Каково же, однако, реальное значение этой системы архаизирующих условностей, с помощью которых строится расчет на управление всей жизнью нации? Правда ли, что она способствовала обеднению и иссушению нравственной жизни китайцев, как было соблазнительно думать? Верно ли к тому же, что ее последствия были именно такими для официальных слоев, сознательно преданных культу конформизма как единственной дисциплине, способной взращивать честного человека! Следует ли по этому вопросу вырабатывать свое мнение только после чтения пропагандистских трудов и жизнеописаний прославленных людей? Даже зная, что эти биографии основываются на похоронных славословиях, что требуется чрезмерная наивность для того, чтобы принять тон этих проповедей за правдивую ноту, очень трудно избавиться от чувства, что эволюция нравов в Китае протекала в направлении их все большего иссушения и что под растущей тяжестью условного этикета доля непосредственности в духовной жизни сократилась до нуля. Только история мысли способна в конце концов дать почувствовать, что, совершенно напротив, честные люди согласились принять конформистское поведение отчасти по той причине, что надеялись сохранить своего рода укрытую независимость и глубинную гибкость жизни разума.

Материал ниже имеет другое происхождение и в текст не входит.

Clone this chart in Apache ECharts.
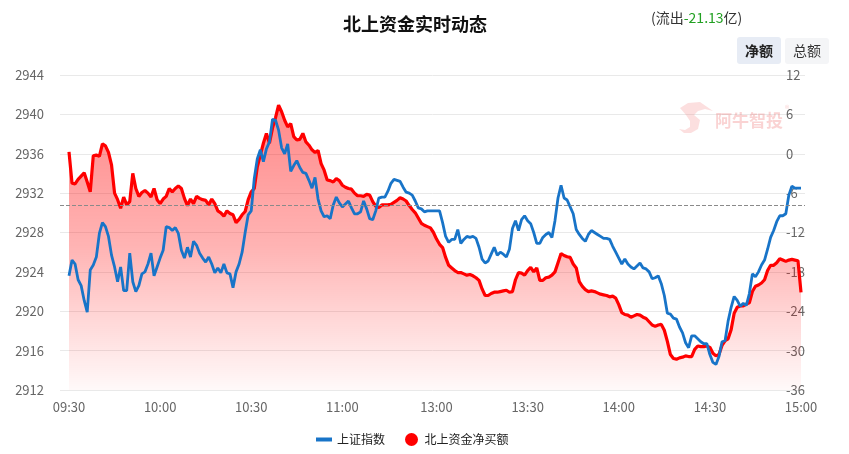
<!DOCTYPE html>
<html>
<head>
<meta charset="utf-8">
<script src="https://cdn.jsdelivr.net/npm/echarts@6/dist/echarts.min.js"></script>
<style>
html,body{margin:0;padding:0;background:#fff;}
#chart{width:849px;height:454px;}
</style>
</head>
<body>
<div id="chart"></div>
<script>
// ---- data ----
const titleText = '北上资金实时动态';
const seriesNames = ['上证指数', '北上资金净买额'];
const tickLabels = ['09:30','10:00','10:30','11:00','13:00','13:30','14:00','14:30','15:00'];
const prevClose = 2930.75;

const indexValues = [
2923.6,2925.2,2924.8,2923.2,2922.6,2921.1,2919.9,2924.2,2924.7,2925.5,
2927.9,2929.0,2928.6,2927.6,2925.7,2924.5,2923.0,2924.5,2922.1,2922.1,
2925.9,2923.0,2922.0,2922.6,2923.8,2924.0,2924.8,2925.9,2923.6,2924.5,
2925.4,2926.2,2928.6,2928.5,2928.2,2928.5,2927.9,2926.2,2925.4,2926.5,
2925.5,2927.1,2926.7,2925.9,2925.4,2925.0,2925.5,2924.8,2923.9,2924.4,
2923.9,2924.8,2923.9,2923.8,2922.4,2924.0,2924.8,2926.0,2928.0,2929.8,
2930.2,2933.5,2935.5,2936.4,2935.2,2936.5,2937.2,2939.5,2939.4,2938.4,
2936.6,2936.0,2937.0,2934.2,2934.8,2935.3,2934.6,2934.1,2934.0,2933.3,
2932.5,2933.6,2931.4,2930.2,2929.6,2929.7,2929.4,2930.8,2931.6,2931.0,
2930.6,2930.9,2931.2,2930.5,2929.9,2929.9,2930.1,2931.2,2930.4,2929.4,
2929.3,2930.2,2931.5,2931.6,2931.6,2932.2,2933.0,2933.4,2933.3,2933.2,
2932.6,2932.1,2932.0,2931.8,2931.2,2930.5,2930.4,2930.1,2930.2,2930.2,
2930.2,2930.2,2930.2,2929.0,2927.6,2927.0,2927.3,2927.3,2928.3,2926.9,
2927.3,2927.6,2927.5,2927.6,2927.4,2926.5,2925.3,2924.9,2925.1,2925.8,
2926.5,2925.7,2926.0,2925.8,2925.5,2926.3,2928.4,2929.2,2928.2,2929.3,
2929.7,2929.2,2928.9,2928.0,2926.9,2926.9,2927.5,2927.8,2928.0,2927.5,
2929.2,2931.5,2932.8,2931.5,2931.3,2930.6,2929.9,2928.3,2927.8,2927.4,
2927.1,2927.8,2928.2,2928.0,2927.8,2927.6,2927.4,2927.4,2927.3,2926.6,
2926.0,2925.4,2924.8,2925.3,2924.8,2924.5,2924.3,2924.6,2924.9,2924.4,
2924.3,2924.0,2923.3,2923.4,2923.6,2922.8,2921.6,2919.8,2919.7,2919.3,
2919.2,2918.4,2917.8,2916.8,2916.3,2917.5,2917.5,2917.2,2916.9,2916.7,
2916.7,2915.6,2914.8,2914.6,2915.4,2916.9,2917.0,2919.0,2920.4,2921.5,
2921.1,2920.5,2920.8,2920.6,2921.8,2923.8,2923.5,2924.0,2924.7,2925.2,
2926.3,2927.5,2928.2,2929.1,2929.7,2929.7,2929.9,2931.8,2932.7,2932.5,
2932.5,2932.5
];

const netBuyValues = [
0.3,-4.5,-4.6,-3.9,-3.4,-2.9,-4.3,-5.8,-0.3,-0.2,
-0.4,1.5,1.2,0.2,-1.7,-6.0,-7.0,-8.3,-6.6,-7.8,
-7.3,-3.0,-5.3,-6.5,-5.9,-5.6,-6.0,-6.6,-5.3,-7.0,
-7.6,-6.9,-6.5,-5.3,-5.8,-5.3,-4.9,-5.3,-6.8,-7.9,
-6.9,-7.6,-6.5,-6.8,-7.0,-7.1,-7.8,-6.9,-7.6,-8.7,
-9.0,-9.5,-8.7,-9.1,-9.3,-10.5,-10.0,-9.3,-8.8,-7.0,
-5.8,-5.3,-2.0,-0.2,1.6,3.1,1.6,3.9,5.5,7.4,
6.4,5.1,4.1,4.6,2.6,2.1,2.2,3.1,1.8,1.3,
0.6,0.2,0.5,-1.5,-2.5,-4.0,-4.1,-4.3,-3.8,-4.1,
-4.8,-5.1,-5.3,-5.4,-6.0,-6.4,-6.4,-6.5,-6.2,-6.3,
-7.3,-8.0,-8.2,-7.8,-7.8,-7.8,-7.7,-7.4,-7.1,-6.7,
-6.9,-7.2,-7.9,-8.5,-9.0,-9.8,-10.6,-10.9,-11.1,-11.3,
-12.0,-13.0,-13.8,-14.3,-15.8,-17.0,-17.4,-17.8,-18.1,-18.1,
-18.3,-18.5,-18.4,-18.6,-18.9,-19.3,-20.6,-21.6,-21.6,-21.3,
-21.1,-21.1,-21.0,-20.9,-20.8,-21.1,-21.0,-19.2,-18.1,-18.2,
-18.5,-17.8,-17.3,-18.0,-17.4,-19.3,-19.3,-18.9,-18.8,-18.5,
-18.0,-16.6,-15.2,-15.5,-15.7,-15.8,-16.8,-17.4,-19.5,-20.2,
-20.7,-21.0,-20.9,-21.0,-21.2,-21.4,-21.5,-21.6,-21.8,-21.7,
-22.0,-23.0,-24.2,-24.5,-24.6,-24.9,-24.7,-24.5,-24.6,-24.9,
-25.1,-25.6,-26.1,-26.3,-26.1,-26.0,-26.9,-28.6,-30.6,-31.2,
-31.3,-31.1,-31.0,-30.8,-30.9,-30.9,-29.8,-29.3,-29.4,-29.4,
-29.3,-29.5,-30.4,-30.8,-30.6,-29.2,-28.5,-28.2,-26.8,-24.3,
-23.4,-23.2,-23.2,-22.9,-22.7,-21.0,-20.2,-20.0,-19.7,-19.2,
-17.8,-17.0,-17.0,-16.6,-16.0,-16.2,-16.4,-16.2,-16.1,-16.2,
-16.3,-21.13
];

// trading minutes: 09:30-11:30 and 13:00-15:00
function buildTimes(){
  const out = [];
  const sessions = [[9*60+30, 11*60+30],[13*60, 15*60]];
  sessions.forEach(function(s){
    for (let m = s[0]; m <= s[1]; m++) {
      const h = Math.floor(m/60), mm = m%60;
      out.push((h<10?'0':'')+h+':'+(mm<10?'0':'')+mm);
    }
  });
  return out;
}
const categories = buildTimes();

const FONT = '"Microsoft YaHei","Noto Sans CJK SC",sans-serif';
const lastFlow = netBuyValues[netBuyValues.length-1];

const chart = echarts.init(document.getElementById('chart'), null, {renderer:'canvas'});
const option = {
  animation: false,
  textStyle: {fontFamily: FONT},
  title: {
    text: titleText, left: 343, top: 15, padding: 0,
    textStyle: {fontSize: 18, fontWeight: 'bold', color: '#111', fontFamily: FONT}
  },
  legend: {
    left: 311, top: 428, itemWidth: 16, itemHeight: 13, itemGap: 20,
    textStyle: {fontSize: 12, color: '#222', fontFamily: FONT},
    data: [
      {name: seriesNames[0], icon: 'path://M0,0 L16,0 L16,4 L0,4 Z'},
      {name: seriesNames[1], icon: 'circle'}
    ]
  },
  grid: [
    {left: 60, right: 44, top: 75, bottom: 64},
    {left: 69, right: 48, top: 75, bottom: 64}
  ],
  xAxis: [
    {gridIndex: 0, type: 'value', min: 0, max: 1, show: false},
    {gridIndex: 1, type: 'category', boundaryGap: false, data: categories,
     axisLine: {show: false}, axisTick: {show: false}, splitLine: {show: false},
     axisLabel: {
       color: '#666', fontSize: 13, margin: 11, fontFamily: FONT,
       interval: function(idx, val){ return tickLabels.indexOf(val) >= 0; }
     }}
  ],
  yAxis: [
    {gridIndex: 0, type: 'value', position: 'left', min: 2912, max: 2944, interval: 4,
     axisLine: {show: false}, axisTick: {show: false},
     splitLine: {show: true, lineStyle: {color: '#e9e9e9', width: 1}},
     axisLabel: {color: '#666', fontSize: 13, margin: 16, fontFamily: FONT,
                 formatter: function(v){ return String(v); }}},
    {gridIndex: 0, type: 'value', position: 'right', min: -36, max: 12, interval: 6,
     axisLine: {show: false}, axisTick: {show: false}, splitLine: {show: false},
     axisLabel: {color: '#666', fontSize: 13, margin: -19, fontFamily: FONT,
                 formatter: function(v){ return String(v); }}},
    {gridIndex: 1, type: 'value', min: 2912, max: 2944, show: false, splitLine: {show: false}},
    {gridIndex: 1, type: 'value', min: -36, max: 12, show: false, splitLine: {show: false}}
  ],
  series: [
    {
      type: 'line', xAxisIndex: 0, yAxisIndex: 0, data: [], silent: true,
      markLine: {
        silent: true, symbol: 'none', label: {show: false},
        lineStyle: {color: '#8a8a8a', type: 'dashed', width: 1},
        data: [{yAxis: prevClose}]
      }
    },
    {
      name: seriesNames[1], type: 'line', xAxisIndex: 1, yAxisIndex: 3,
      data: netBuyValues, symbol: 'none', z: 2,
      lineStyle: {color: '#ff0000', width: 3.2},
      itemStyle: {color: '#ff0000'},
      areaStyle: {
        origin: 'start',
        color: new echarts.graphic.LinearGradient(0, 0, 0, 1, [
          {offset: 0, color: 'rgba(255,0,0,0.66)'},
          {offset: 0.5, color: 'rgba(255,0,0,0.42)'},
          {offset: 1, color: 'rgba(255,0,0,0.03)'}
        ])
      }
    },
    {
      name: seriesNames[0], type: 'line', xAxisIndex: 1, yAxisIndex: 2,
      data: indexValues, symbol: 'none', z: 3,
      lineStyle: {color: '#1874c8', width: 2.8},
      itemStyle: {color: '#1874c8'}
    }
  ],
  graphic: [
    {
      type: 'text', x: 651, y: 11, z: 10,
      style: {
        text: '{a|(流出}{b|' + lastFlow.toFixed(2) + '}{a|亿)}',
        rich: {
          a: {fontSize: 14, fill: '#333', fontFamily: FONT},
          b: {fontSize: 14, fill: '#22a022', fontFamily: FONT}
        }
      }
    },
    {type: 'rect', shape: {x: 737, y: 37, width: 44, height: 27, r: 3}, style: {fill: '#e7ecf5'}, z: 5},
    {type: 'text', x: 759, y: 50.5, z: 6, style: {text: '净额', fontSize: 14, fontWeight: 'bold', fill: '#222', align: 'center', verticalAlign: 'middle', fontFamily: FONT}},
    {type: 'rect', shape: {x: 785, y: 38, width: 44, height: 26, r: 3}, style: {fill: '#f4f5f7'}, z: 5},
    {type: 'text', x: 807, y: 51, z: 6, style: {text: '总额', fontSize: 14, fill: '#333', align: 'center', verticalAlign: 'middle', fontFamily: FONT}},
    {type: 'polygon', x: 678, y: 102, z: 1, silent: true,
     shape: {points: [[2,6],[10,1],[22,0],[35,9],[27,7],[20,9],[16,13],[22,18],[20,27],[13,31],[6,31],[1,27],[7,28],[12,25],[12,19],[8,13]]},
     style: {fill: 'rgba(240,110,110,0.22)'}},
    {type: 'text', x: 715, y: 112, z: 1, silent: true,
     style: {text: '阿牛智投', fontSize: 17, fontWeight: 'bold', fill: 'rgba(240,110,110,0.3)', fontFamily: FONT}},
    {type: 'text', x: 785, y: 104, z: 1, silent: true,
     style: {text: '®', fontSize: 9, fill: 'rgba(240,110,110,0.3)', fontFamily: FONT}}
  ]
};
chart.setOption(option);
</script>
</body>
</html>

Уже сейчас мы можем упомянуть несколько фактов, которых будет достаточно, чтобы очертить пределы формалистического идеала. – Мы отмечали роль мистицизма в придворных кругах. В народных массах эта роль не менее велика. Если она почти не проявляется, то потому, что создатели династических летописей интересовались только придворной жизнью и высокопоставленными особами. Действительно, отмеченный случайно в связи с происшествием в жизни двора великий мистический кризис 3 г. не был отдельным явлением: нам известны о нем лишь немногие подробности, но все они подтверждают, что в крестьянской среде сохранялись совершенно свежими некоторые мистические идеалы, восходящие к отдаленнейшим временам. – С другой стороны, в смутные времена Трех царств старый феодальный дух, похоже, сразу же обрел всю свою былую силу: можно допустить, что в сложившихся в эпоху Хань крупных сельских уделах уцелели нравственная позиция и нравственная дисциплина, менее удаленные от феодальной морали древности, чем от архаизирующего идеала, насаждаемого ортодоксальным воспитанием. Только вот история отказалась регистрировать факты, и нам ничего не известно об устойчивости феодальных элементов общественной жизни. – История, наконец, не дает никаких сведений об эволюции нравов в новых городских кругах, если отвлечься от слоев официальных; однако же именно в этой среде сложилась присущая собственно торговым людям нравственность, которую, как представляется, характеризуют дух объединения и вкус к справедливым соглашениям. Можно допустить, что его влияние на всю китайскую жизнь было существенным: тем не менее нам совершенно ничего или почти что ничего не известно о древнем периоде истории, об истинной жизни предпринимательских классов, о роли городов в общей экономической жизни, об юридической и нравственной эволюции городских слоев. Было бы чем-то чрезвычайно странным, если бы они не выработали действенных идеалов, а их деятельность ограничивалась соблюдением норм ортодоксального этикета. Не надо недооценивать и деятельность официальных классов. Тем не менее, завершая эту книгу, надлежит отметить, что под воздействием аристократической традиции история пренебрегала массовыми движениями. Несомненно, вместе с завершающей древнюю историю Китая имперской эрой китайская цивилизация достигает зрелости, но, хотя хранители ортодоксальности, с растущей жесткостью определяя свои традиционные идеалы, хотели бы наделить ее незыблемым достоинством, она остается насыщенной и молодыми силами.
Китайская пайдейя
Эта книга редкая. Она для тех, кто хочет приблизиться к пониманию сути китайской цивилизации. Названная максимально обобщенно, она хронологически ограничена рассмотрением одной лишь древней эпохи, но затрагивает в ней такие глубины, что начинает казаться отвечающей своему названию. Будучи научным исследованием в полном смысле слова, она в то же время не только по языку, но и по некоторым формам, приемам мысли в какой-то мере сродни художественной прозе и разворачивается в некий исследовательский роман историко-культурного познания.